Adaptive Synchrosqueezing Transform with a Time-Varying Parameter for Non-stationary Signal Separation

The continuous wavelet transform (CWT) is a linear time-frequency representation and a powerful tool for analyzing non-stationary signals. The synchrosqueezing transform (SST) is a special type of the reassignment method which not only enhances the energy concentration of CWT in the time-frequency plane, but also separates the components of multicomponent signals. The "bump wavelet" and Morlet's wavelet are commonly used continuous wavelets for the wavelet-based SST. There is a parameter in these wavelets which controls the widths of the time-frequency localization window. In most literature on SST, this parameter is a fixed positive constant. In this paper, we consider the CWT with a time-varying parameter (called the adaptive CWT) and the corresponding SST (called the adaptive SST) for instantaneous frequency estimation and multicomponent signal separation. We also introduce the 2nd-order adaptive SST. We analyze the separation conditions for non-stationary multicomponent signals with the local approximation of linear frequency modulation mode.

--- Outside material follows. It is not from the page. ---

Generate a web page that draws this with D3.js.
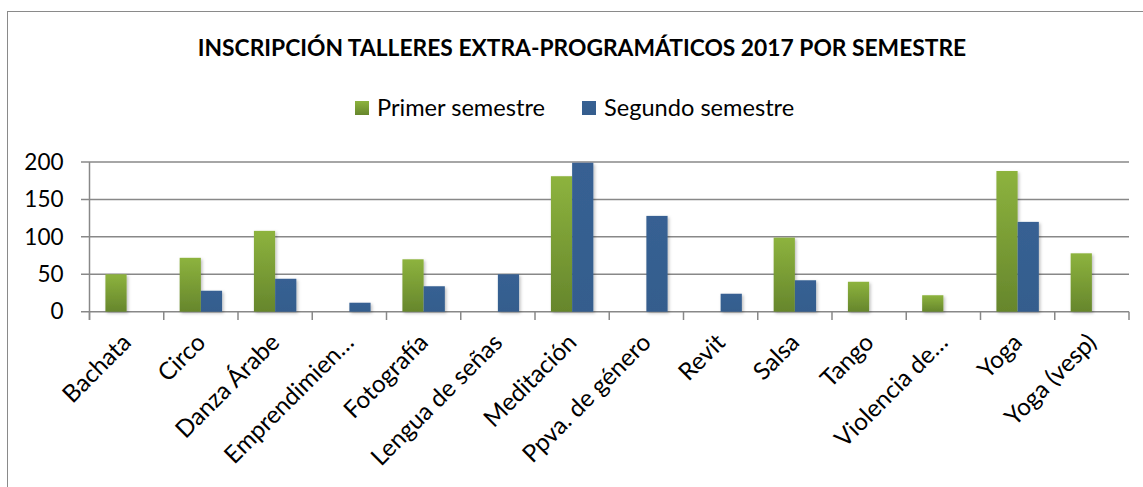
<!DOCTYPE html>
<html>
<head>
<meta charset="utf-8">
<script src="https://cdn.jsdelivr.net/npm/d3@7"></script>
<style>
    body { margin: 0; background: #fff; }
    text { font-family: Lato, "Open Sans", sans-serif; fill: #000; }
</style>
</head>
<body>
<script>
//chart data
var categories = ["Bachata", "Circo", "Danza Árabe", "Emprendimien…", "Fotografía",
    "Lengua de señas", "Meditación", "Ppva. de género", "Revit", "Salsa", "Tango",
    "Violencia de…", "Yoga", "Yoga (vesp)"];
var seriesNames = ["Primer semestre", "Segundo semestre"];
var primer = [50, 72, 108, 0, 70, 0, 181, 0, 0, 99, 40, 22, 188, 78];
var segundo = [0, 28, 44, 12, 34, 50, 199, 128, 24, 42, 0, 0, 120, 0];
var yTicks = [0, 50, 100, 150, 200];
var title = "INSCRIPCIÓN TALLERES EXTRA-PROGRAMÁTICOS 2017 POR SEMESTRE";

window.onload = setChart();

function setChart(){

    var width = 1143,
        height = 487;

    var svg = d3.select("body")
        .append("svg")
        .attr("width", width)
        .attr("height", height);

    var defs = svg.append("defs");

    //green gradient like the excel fill
    var gGreen = defs.append("linearGradient")
        .attr("id", "gradGreen")
        .attr("x1", 0).attr("y1", 0).attr("x2", 0).attr("y2", 1);
    gGreen.append("stop").attr("offset", "0%").attr("stop-color", "#8db33e");
    gGreen.append("stop").attr("offset", "100%").attr("stop-color", "#66862c");

    var gBlue = defs.append("linearGradient")
        .attr("id", "gradBlue")
        .attr("x1", 0).attr("y1", 0).attr("x2", 0).attr("y2", 1);
    gBlue.append("stop").attr("offset", "0%").attr("stop-color", "#376193");
    gBlue.append("stop").attr("offset", "100%").attr("stop-color", "#345d8d");

    var shadow = defs.append("filter")
        .attr("id", "shadow")
        .attr("x", "-20%").attr("y", "-20%")
        .attr("width", "150%").attr("height", "150%");
    shadow.append("feDropShadow")
        .attr("dx", 1.5).attr("dy", 1.5)
        .attr("stdDeviation", 1.5)
        .attr("flood-color", "#000")
        .attr("flood-opacity", 0.25);

    //outer frame
    svg.append("rect")
        .attr("x", 7.5)
        .attr("y", 11.5)
        .attr("width", 1150)
        .attr("height", 500)
        .attr("fill", "none")
        .attr("stroke", "#8a8a8a")
        .attr("stroke-width", 1);

    //title
    svg.append("text")
        .attr("x", 582)
        .attr("y", 56)
        .attr("text-anchor", "middle")
        .style("font-weight", "bold")
        .style("font-size", "22.8px")
        .text(title);

    //scales
    var x = d3.scaleBand()
        .domain(categories)
        .range([89.5, 1129])
        .paddingInner(0)
        .paddingOuter(0);

    var xSub = d3.scaleBand()
        .domain(seriesNames)
        .range([0, x.bandwidth()])
        .paddingInner(0)
        .paddingOuter(0.75);

    var y = d3.scaleLinear()
        .domain([0, 200])
        .range([311.7, 162]);

    //gridlines
    svg.append("g")
        .selectAll("line")
        .data(yTicks)
        .enter()
        .append("line")
        .attr("x1", 81)
        .attr("x2", 1129)
        .attr("y1", function(d){ return y(d); })
        .attr("y2", function(d){ return y(d); })
        .attr("stroke", "#888")
        .attr("stroke-width", 1.5);

    //y axis
    var yAxis = svg.append("g")
        .attr("transform", "translate(89.5,0)")
        .call(d3.axisLeft(y).tickValues(yTicks).tickSize(0).tickPadding(26));
    yAxis.select(".domain").remove();
    yAxis.selectAll("text")
        .style("font-size", "22.5px")
        .attr("fill", "#000");

    svg.append("line")
        .attr("x1", 89.5).attr("x2", 89.5)
        .attr("y1", y(200)).attr("y2", 320)
        .attr("stroke", "#888")
        .attr("stroke-width", 1.5);

    //x axis ticks at category boundaries
    var bounds = categories.map(function(c){ return x(c); }).concat([x.range()[1]]);
    svg.append("g")
        .selectAll("line")
        .data(bounds)
        .enter()
        .append("line")
        .attr("x1", function(d){ return d; })
        .attr("x2", function(d){ return d; })
        .attr("y1", y(0))
        .attr("y2", 320)
        .attr("stroke", "#888")
        .attr("stroke-width", 1.5);

    //bars
    var series = [
        {name: seriesNames[0], values: primer, fill: "url(#gradGreen)"},
        {name: seriesNames[1], values: segundo, fill: "url(#gradBlue)"}
    ];

    var bars = svg.append("g").attr("filter", "url(#shadow)");
    series.forEach(function(s){
        bars.selectAll(".bar-" + seriesNames.indexOf(s.name))
            .data(s.values.map(function(v, i){ return {cat: categories[i], value: v}; })
                .filter(function(d){ return d.value > 0; }))
            .enter()
            .append("rect")
            .attr("class", "bar-" + seriesNames.indexOf(s.name))
            .attr("x", function(d){ return x(d.cat) + xSub(s.name); })
            .attr("width", xSub.bandwidth())
            .attr("y", function(d){ return y(d.value); })
            .attr("height", function(d){ return y(0) - y(d.value); })
            .attr("fill", s.fill);
    });

    //x labels rotated
    svg.append("g")
        .selectAll("text")
        .data(categories)
        .enter()
        .append("text")
        .attr("transform", function(d){
            return "translate(" + (x(d) + x.bandwidth() / 2) + ",338) rotate(-45)";
        })
        .attr("text-anchor", "end")
        .attr("dy", "0.35em")
        .style("font-size", "24.2px")
        .text(function(d){ return d; });

    //legend
    var legendX = [355, 582];
    var legend = svg.append("g");
    series.forEach(function(s, i){
        legend.append("rect")
            .attr("x", legendX[i])
            .attr("y", 101)
            .attr("width", 14)
            .attr("height", 14)
            .attr("fill", s.fill);
        legend.append("text")
            .attr("x", legendX[i] + 22)
            .attr("y", 116)
            .style("font-size", "23.6px")
            .text(s.name);
    });
};
</script>
</body>
</html>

We derive well-separated conditions of a multicomponent signal based on the adaptive CWT. We propose methods to select the time-varying parameter so that the corresponding adaptive SSTs of the components of a multicomponent signal have sharp representations and are well-separated, and hence the components can be recovered more accurately. We provide comparison experimental results to demonstrate the efficiency and robustness of the proposed adaptive CWT and adaptive SST in separating components of multicomponent signals with fast varying frequencies.